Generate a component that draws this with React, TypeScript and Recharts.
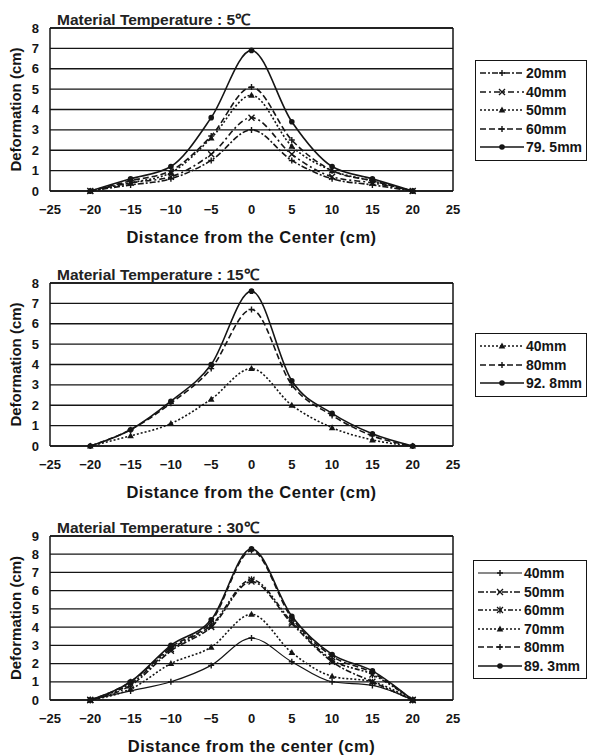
import React from "react";
import {
  LineChart, Line, XAxis, YAxis, CartesianGrid, ReferenceLine, Label,
} from "recharts";

// distance from the center (cm)
const DIST = [-20, -15, -10, -5, 0, 5, 10, 15, 20];
const X_TICKS = [-25, -20, -15, -10, -5, 0, 5, 10, 15, 20, 25];

// 5°C
const T5_20 = [0, 0.3, 0.6, 1.5, 3.0, 1.5, 0.6, 0.3, 0];
const T5_40 = [0, 0.4, 0.7, 1.8, 3.6, 1.8, 0.7, 0.4, 0];
const T5_50 = [0, 0.4, 0.9, 2.6, 4.7, 2.2, 1.0, 0.5, 0];
const T5_60 = [0, 0.5, 1.0, 2.7, 5.1, 2.5, 1.0, 0.5, 0];
const T5_795 = [0, 0.6, 1.2, 3.6, 6.9, 3.4, 1.2, 0.6, 0];

// 15°C
const T15_40 = [0, 0.5, 1.1, 2.3, 3.8, 2.0, 0.9, 0.3, 0];
const T15_80 = [0, 0.8, 2.1, 3.8, 6.7, 3.0, 1.5, 0.5, 0];
const T15_928 = [0, 0.8, 2.2, 4.0, 7.6, 3.2, 1.6, 0.6, 0];

// 30°C
const T30_40 = [0, 0.5, 1.0, 1.9, 3.4, 2.1, 1.0, 0.8, 0];
const T30_50 = [0, 0.8, 2.7, 4.0, 6.5, 4.2, 2.1, 1.0, 0];
const T30_60 = [0, 0.9, 2.8, 4.1, 6.6, 4.3, 2.2, 1.4, 0];
const T30_70 = [0, 0.6, 2.0, 2.9, 4.7, 2.6, 1.3, 1.0, 0];
const T30_80 = [0, 1.0, 2.9, 4.3, 8.2, 4.5, 2.4, 1.5, 0];
const T30_893 = [0, 1.0, 3.0, 4.4, 8.3, 4.6, 2.5, 1.6, 0];

const INK = "#151515";
const FONT = "'Liberation Sans', Arial, sans-serif";

type Shape = "plus" | "x" | "tri" | "dot" | "star";

interface Series {
  name: string;
  values: number[];
  dash?: string;
  shape: Shape;
  width?: number;
}

function Mark({ cx, cy, shape }: { cx: number; cy: number; shape: Shape }) {
  if (cx == null || cy == null || isNaN(cx) || isNaN(cy)) return null;
  switch (shape) {
    case "plus":
      return <path d={`M${cx - 3},${cy}H${cx + 3}M${cx},${cy - 3}V${cy + 3}`} stroke={INK} strokeWidth={1.4} fill="none" />;
    case "x":
      return <path d={`M${cx - 3},${cy - 3}L${cx + 3},${cy + 3}M${cx - 3},${cy + 3}L${cx + 3},${cy - 3}`} stroke={INK} strokeWidth={1.4} fill="none" />;
    case "star":
      return <path d={`M${cx - 3},${cy - 3}L${cx + 3},${cy + 3}M${cx - 3},${cy + 3}L${cx + 3},${cy - 3}M${cx},${cy - 3.5}V${cy + 3.5}`} stroke={INK} strokeWidth={1.2} fill="none" />;
    case "tri":
      return <path d={`M${cx},${cy - 3.5}L${cx + 3.3},${cy + 2.5}L${cx - 3.3},${cy + 2.5}Z`} fill={INK} />;
    default:
      return <circle cx={cx} cy={cy} r={2.8} fill={INK} />;
  }
}

const makeDot = (shape: Shape) => (p: any) => (
  <g key={`${p.dataKey}-${p.index}`}>
    <Mark cx={p.cx} cy={p.cy} shape={shape} />
  </g>
);

function LegendBox({ series, left, top, width }: { series: Series[]; left: number; top: number; width: number }) {
  return (
    <div style={{ position: "absolute", left, top, width, boxSizing: "border-box", border: `1.5px solid ${INK}`, background: "#fff", padding: "3px 3px 3px 4px", fontFamily: FONT }}>
      {series.map((s) => (
        <div key={s.name} style={{ display: "flex", alignItems: "center", height: 18.5 }}>
          <svg width={44} height={14} style={{ flex: "none" }}>
            <line x1={0} y1={7} x2={44} y2={7} stroke={INK} strokeWidth={s.width ?? 1.5} strokeDasharray={s.dash} />
            <Mark cx={22} cy={7} shape={s.shape} />
          </svg>
          <span style={{ fontSize: 14, fontWeight: 700, color: INK, marginLeft: 2, whiteSpace: "nowrap" }}>{s.name}</span>
        </div>
      ))}
    </div>
  );
}

interface PanelProps {
  top: number;
  height: number;
  marginTop: number;
  bottom: number;
  title: string;
  xLabel: string;
  yMax: number;
  series: Series[];
  legendTop: number;
  legendLeft: number;
  legendWidth: number;
}

function Panel(props: PanelProps) {
  const { top, height, marginTop, bottom, title, xLabel, yMax, series, legendTop, legendLeft, legendWidth } = props;
  const data = DIST.map((d, i) => {
    const row: Record<string, number> = { x: d };
    series.forEach((s) => { row[s.name] = s.values[i]; });
    return row;
  });
  const yTicks = Array.from({ length: yMax + 1 }, (_, i) => i);
  const tickStyle = { fontSize: 13, fontWeight: 700, fill: INK, fontFamily: FONT };
  return (
    <div style={{ position: "absolute", left: 0, top, width: 589, height }}>
      <LineChart width={589} height={height} data={data} margin={{ top: marginTop, right: 136, left: 5, bottom }}>
        <CartesianGrid vertical={false} stroke={INK} strokeWidth={1.3} strokeOpacity={1} />
        <XAxis
          dataKey="x" type="number" domain={[-25, 25]} ticks={X_TICKS} allowDataOverflow interval={0}
          tickLine={false} tickSize={0} tickMargin={14} height={55}
          axisLine={{ stroke: INK, strokeWidth: 1.5 }} tick={tickStyle}
          tickFormatter={(v: number) => (v < 0 ? `\u2212${Math.abs(v)}` : `${v}`)}
        >
          <Label value={xLabel} position="insideBottom" offset={3} style={{ fontSize: 16.5, letterSpacing: 0.5, fontWeight: 700, fill: INK, fontFamily: FONT }} />
        </XAxis>
        <YAxis
          type="number" domain={[0, yMax]} ticks={yTicks} width={45} interval={0}
          tickLine={false} tickSize={0} tickMargin={11}
          axisLine={{ stroke: INK, strokeWidth: 1.5 }} tick={tickStyle}
        >
          <Label value="Deformation (cm)" angle={-90} position="insideLeft" offset={11} style={{ textAnchor: "middle", fontSize: 15, fontWeight: 700, fill: INK, fontFamily: FONT }} />
        </YAxis>
        <ReferenceLine x={25} stroke={INK} strokeWidth={1.5} />
        <ReferenceLine y={yMax} stroke={INK} strokeWidth={1.5} />
        {series.map((s) => (
          <Line
            key={s.name} dataKey={s.name} name={s.name} type="monotone"
            stroke={INK} strokeWidth={s.width ?? 1.6} strokeDasharray={s.dash}
            dot={makeDot(s.shape)} activeDot={false} isAnimationActive={false}
          />
        ))}
      </LineChart>
      <div style={{ position: "absolute", left: 57, top: marginTop - 20, fontFamily: FONT, fontSize: 15.5, fontWeight: 700, color: "#222", whiteSpace: "nowrap" }}>
        {title}
      </div>
      <LegendBox series={series} left={legendLeft} top={legendTop} width={legendWidth} />
    </div>
  );
}

const SERIES_5: Series[] = [
  { name: "20mm", values: T5_20, dash: "6 2 2 2", shape: "plus" },
  { name: "40mm", values: T5_40, dash: "6 3 2 3", shape: "x" },
  { name: "50mm", values: T5_50, dash: "2 2", shape: "tri" },
  { name: "60mm", values: T5_60, dash: "6 3", shape: "plus" },
  { name: "79. 5mm", values: T5_795, shape: "dot" },
];

const SERIES_15: Series[] = [
  { name: "40mm", values: T15_40, dash: "2 2", shape: "tri" },
  { name: "80mm", values: T15_80, dash: "6 3", shape: "plus" },
  { name: "92. 8mm", values: T15_928, shape: "dot" },
];

const SERIES_30: Series[] = [
  { name: "40mm", values: T30_40, shape: "plus", width: 1.2 },
  { name: "50mm", values: T30_50, dash: "6 2 2 2", shape: "x" },
  { name: "60mm", values: T30_60, dash: "5 2 2 2 2 2", shape: "star" },
  { name: "70mm", values: T30_70, dash: "2 2", shape: "tri" },
  { name: "80mm", values: T30_80, dash: "6 3", shape: "plus" },
  { name: "89. 3mm", values: T30_893, shape: "dot" },
];

export default function App() {
  return (
    <div style={{ position: "absolute", left: 0, top: 0, width: 589, height: 755, background: "#fff" }}>
      <Panel top={0} height={250} marginTop={28} bottom={4} title="Material Temperature : 5℃"
        xLabel="Distance from the Center (cm)" yMax={8} series={SERIES_5}
        legendTop={60} legendLeft={475} legendWidth={112} />
      <Panel top={255} height={250} marginTop={28} bottom={4} title="Material Temperature : 15℃"
        xLabel="Distance from the Center (cm)" yMax={8} series={SERIES_15}
        legendTop={78} legendLeft={475} legendWidth={112} />
      <Panel top={510} height={245} marginTop={26} bottom={0} title="Material Temperature : 30℃"
        xLabel="Distance from the center (cm)" yMax={9} series={SERIES_30}
        legendTop={50} legendLeft={473} legendWidth={114} />
    </div>
  );
}
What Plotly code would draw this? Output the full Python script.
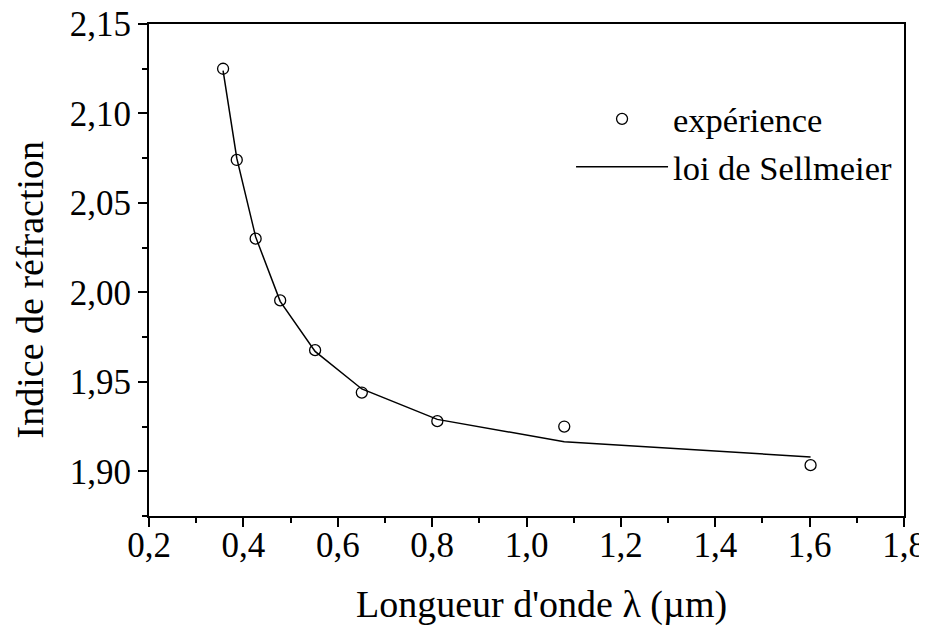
import plotly.graph_objects as go

# Data
wavelength_um = [0.357, 0.386, 0.426, 0.478, 0.552, 0.651, 0.811, 1.080, 1.602]
n_experience = [2.125, 2.074, 2.030, 1.9955, 1.9677, 1.944, 1.928, 1.925, 1.9034]
n_sellmeier = [2.124, 2.075, 2.031, 1.995, 1.967, 1.946, 1.929, 1.9165, 1.908]

x_title = "Longueur d'onde λ (µm)"
y_title = "Indice de réfraction"

FONT = "Liberation Serif, Times New Roman, serif"

fig = go.Figure()
fig.add_trace(go.Scatter(
    x=wavelength_um, y=n_experience, mode="markers", name="expérience",
    marker=dict(symbol="circle-open", size=11, color="black", line=dict(width=1.3, color="black")),
))
fig.add_trace(go.Scatter(
    x=wavelength_um, y=n_sellmeier, mode="lines", name="loi de Sellmeier",
    line=dict(color="black", width=1.5),
))

axis_common = dict(
    showline=True, linecolor="black", linewidth=2, mirror=True,
    ticks="outside", ticklen=9, tickwidth=1.5, tickcolor="black",
    showgrid=False, zeroline=False, automargin=False,
    ticklabeloverflow="allow",
    tickfont=dict(family=FONT, size=35, color="black"),
)

fig.update_xaxes(
    range=[0.2, 1.8], dtick=0.2, tick0=0.2, tickformat=".1f",
    minor=dict(ticks="outside", ticklen=5, tickwidth=1.5, tickcolor="black", dtick=0.1),
    ticklabelstandoff=-12,
    **axis_common,
)
fig.update_yaxes(
    range=[1.875, 2.15], dtick=0.05, tick0=1.9, tickformat=".2f",
    minor=dict(ticks="outside", ticklen=5, tickwidth=1.5, tickcolor="black", dtick=0.025),
    **axis_common,
)

fig.add_annotation(
    text=x_title, xref="paper", yref="paper", x=0.52, y=-0.18,
    xanchor="center", yanchor="middle", showarrow=False,
    font=dict(family=FONT, size=38, color="black"),
)
fig.add_annotation(
    text=y_title, xref="paper", yref="paper", x=-0.158, y=0.46,
    xanchor="center", yanchor="middle", showarrow=False, textangle=-90,
    font=dict(family=FONT, size=38, color="black"),
)

# The page body has an 8px margin, so the figure is made 8px smaller
# and its margins are shifted accordingly.
fig.update_layout(
    template="none",
    width=919, height=618,
    margin=dict(l=141, r=23, t=16, b=110, pad=0),
    paper_bgcolor="white", plot_bgcolor="white",
    separators=", ",
    showlegend=True,
    legend=dict(
        x=0.559, y=0.866, xanchor="left", yanchor="top",
        font=dict(family=FONT, size=34.5, color="black"),
        bgcolor="rgba(0,0,0,0)", itemwidth=92, borderwidth=0,
    ),
)

fig.write_html("out.html")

INSTRUCTIONS FOR THE TASK » Give again, word for word, every line from the top of the data through the line with "1.2, 0.6, 0];", both ends included, and exclude the pictures.

RESPONSE TO THE EXERCISE »
Generate a component that draws this with React, TypeScript and Recharts.
import React from "react";
import {
  LineChart, Line, XAxis, YAxis, CartesianGrid, ReferenceLine, Label,
} from "recharts";

// distance from the center (cm)
const DIST = [-20, -15, -10, -5, 0, 5, 10, 15, 20];
const X_TICKS = [-25, -20, -15, -10, -5, 0, 5, 10, 15, 20, 25];

// 5°C
const T5_20 = [0, 0.3, 0.6, 1.5, 3.0, 1.5, 0.6, 0.3, 0];
const T5_40 = [0, 0.4, 0.7, 1.8, 3.6, 1.8, 0.7, 0.4, 0];
const T5_50 = [0, 0.4, 0.9, 2.6, 4.7, 2.2, 1.0, 0.5, 0];
const T5_60 = [0, 0.5, 1.0, 2.7, 5.1, 2.5, 1.0, 0.5, 0];
const T5_795 = [0, 0.6, 1.2, 3.6, 6.9, 3.4, 1.2, 0.6, 0];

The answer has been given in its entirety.